Thursday, September 21, 2006

Agent Nardoni


Can you believe that I meet more qualifications to being a CIA Agent than a writer?

Monday, September 18, 2006

The Hunt

I need a new job.
I need benefits.
I need something that pays decently because I will be paying rent.

Knowing me, are there any suggestions?

Friday, September 15, 2006

Confessional

Target temptations...
Anytime I'm in Target with chipped toe nail polish, I have to withold the urge to touch up in their cosmetic aisle.

You're a bully man! Just lemme have a piece...
As a child, I remember visiting the local Pamida. They had large bin of candy, perfect for a young person's reach (this was not your mama's cookie jar - this candy was right there, in your face!). Next to the bin was a box, likened to a boring piggy bank, with a sign attached that read "5 cents a sample." That's it - a nickel for a piece of candy; the gummy fruit shapes doused in sugar were my favorite. But sometimes Mom wouldn't allow us to sample the candy. Walking past it I recall wondering how the upper Pamida management ever knew whether the little children were paying or not. My curiosity was never fulfilled. I feared the wrath of my mother too much to test the store's security.

Destined friendship...
I think Rush Limbaugh and I would be good friends.

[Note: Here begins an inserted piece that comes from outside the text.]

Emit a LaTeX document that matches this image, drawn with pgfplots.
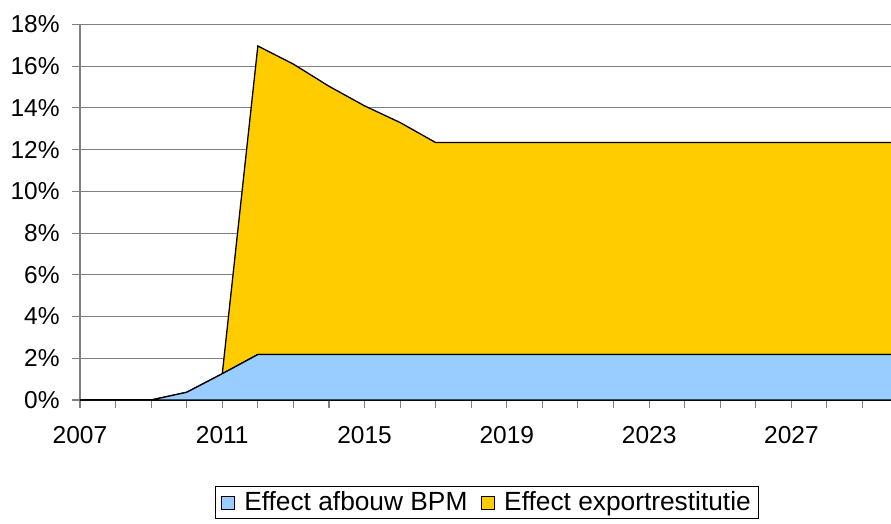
\documentclass[border=0pt]{standalone}
\usepackage{fontspec}
\setmainfont{Liberation Sans}
\usepackage{pgfplots}
\pgfplotsset{compat=1.18}
\definecolor{bpmblue}{HTML}{99CCFF}
\definecolor{expyellow}{HTML}{FFCC00}
\definecolor{gridgray}{HTML}{808080}
\begin{document}
\fontsize{24.5bp}{29bp}\selectfont
\begin{tikzpicture}
\begin{axis}[
  at={(0,0)}, anchor=south west,
  scale only axis, width=811bp, height=375.5bp,
  xmin=2007, xmax=2029.8, ymin=0, ymax=18,
  axis x line=bottom, axis y line=left,
  x axis line style={-, black, line width=1.3bp},
  y axis line style={-, gridgray, line width=1.3bp},
  xtick={2007,2011,...,2027}, minor xtick={2008,...,2029},
  ytick={0,2,...,18},
  ymajorgrids, major grid style={gridgray, line width=1.1bp},
  tick align=outside, major tick length=8bp, minor tick length=8bp,
  every tick/.style={gridgray, line width=1.1bp},
  xticklabel style={/pgf/number format/1000 sep={}, yshift=-10bp},
  yticklabel={\pgfmathprintnumber{\tick}\%},
  yticklabel style={xshift=-4bp},
  /pgf/number format/assume math mode=true,
  tick label style={font=\fontsize{24.5bp}{29bp}\selectfont},
  stack plots=y,
  legend columns=2,
  legend style={at={(axis description cs:0.502,-0.273)}, anchor=center,
    draw=black, line width=0.8bp, font=\fontsize{26.3bp}{30bp}\selectfont,
    inner xsep=6bp, inner ysep=3bp,
    /tikz/every odd column/.append style={column sep=7bp},
    /tikz/every even column/.append style={column sep=12bp}},
  legend image code/.code={\draw[#1, draw=black, line width=0.8bp] (0bp,-7bp) rectangle (13bp,6bp);},
]
\addplot[fill=bpmblue, draw=black, line width=1.3bp] coordinates {
(2007,0) (2008,0) (2009,0) (2010,0.37) (2011,1.26) (2012,2.18) (2013,2.18) (2014,2.18)
(2015,2.18) (2016,2.18) (2017,2.18) (2018,2.18) (2019,2.18) (2020,2.18) (2021,2.18)
(2022,2.18) (2023,2.18) (2024,2.18) (2025,2.18) (2026,2.18) (2027,2.18) (2028,2.18)
(2029,2.18) (2030,2.18)} \closedcycle;
\addlegendentry{Effect afbouw BPM}
\addplot[fill=expyellow, draw=black, line width=1.3bp] coordinates {
(2007,0) (2008,0) (2009,0) (2010,0) (2011,0) (2012,14.79) (2013,13.92) (2014,12.86)
(2015,11.92) (2016,11.12) (2017,10.16) (2018,10.16) (2019,10.16) (2020,10.16) (2021,10.16)
(2022,10.16) (2023,10.16) (2024,10.16) (2025,10.16) (2026,10.16) (2027,10.16) (2028,10.16)
(2029,10.16) (2030,10.16)} \closedcycle;
\addlegendentry{Effect exportrestitutie}
\end{axis}
\pgfresetboundingbox
\useasboundingbox (-80bp,-124bp) rectangle (811bp,400bp);
\end{tikzpicture}
\end{document}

He corrects his own grammatical errors.

Blonde moment...
My sophomore year of college, a friend and I were heading to Bloomington for a movie. While cruising down I-55, I was especially energized by the song on the radio and began honking the horn of my Cutlass Cierra to the beat of the obnoxious tune. My friend suggested that I stop before my car ran out of horn juice. Horrified, I quickly stopped. I had no idea how much it would cost to refill horn juice.

Confession...
I find satisfaction in kicking small dogs. Kick...kick...

Monday, September 11, 2006

For a Price

Microsoft Word has a feature that I, and many others, took advantage of throughout the college years - Shift+F7 - the Thesaurus shortcut. I recently noticed that a synonym for expense is sacrifice. Quite humorously, it's antonym - income.

Money has sadly been pouring from my wallet. As I watch it fade from my grasp, I remind myself that it's an investment...

the gas mileage
the professional dress clothes
the magazines
the books
the dinner after a long wedding shoot
the ibuprofen
the lenses

It is an investment, right?

Thursday, September 07, 2006

Picture: Home

I have posted new pictures HERE

Wednesday, September 06, 2006

September's Post


Sometimes change isn't so bad. I can honestly say that a year ago, I would be in turmoil over the lack of permanent housing and potential joblessness, but today I feel great!

After a fabulous vacation home, I returned with a spirit of distaste towards my job. Yesterday morning I trudged into work with a heavy heart (this always happens after a visit with my family, it takes me a few days to realize that I can make it without them right next to me, and then I'm back to normal) and immediately sat down to make a note in my planner: CRUNCH NUMBERS - DETERMINE HOW MUCH $ I NEED TO MAKE. An hour or so later I was scribbling down characteristics of my ideal job. I tucked the note into my planner with anticipation of tending to it later this week. By 3 pm, I was standing at the sink thinking that I should just walk into my boss' office and say, "Look, this isn't working for me anymore." Startled by my impulsive thoughts, I shoved the idea aside as nonsense, but managed to utter a prayer that my employer would initiate a conversation with me, that the "answer" would be obvious, that I would no longer be wondering if I should stay...or if I should go.

Within the hour, it happened. Tai Kwan Do called me into the other room and point blank asked me if I wanted to pursue a new career. Without hesitation, I said yes. (Honestly, I think he realized that they don't really need me here. I have managed to alleviate the tasks and mundane activity from his plate, but it isn't anything that the other employees couldn't do. After all, they don't "need" an office manager anymore. They need a programmer. And a programmer I am not.) He has offered to help me get to a point of departure, allowing me to stay with the company until January, complete two years with the company for my resume, and giving me time to take a class if I so desire. We won't be burning any bridges.

I am at peace with the situation. Anyone who has heard my stories, my anxiety, my frustrations knows that this is a wonderful thing. Staying in NH? Probably. For the past year I have known that I am not staying for the job. I am digging roots (that very well may uproot later in life). I love my experiences, my friends, my ministries... Until God pulls me elsewhere, this is where I'll stay.

So, I may be the only person who is truly relieved about losing a job. How could I not be? I am more excited about my photography business potential. I am already dreaming about a trip to see some friends on the West Coast in January. I see God closing doors and that can only mean one thing. He's on the move.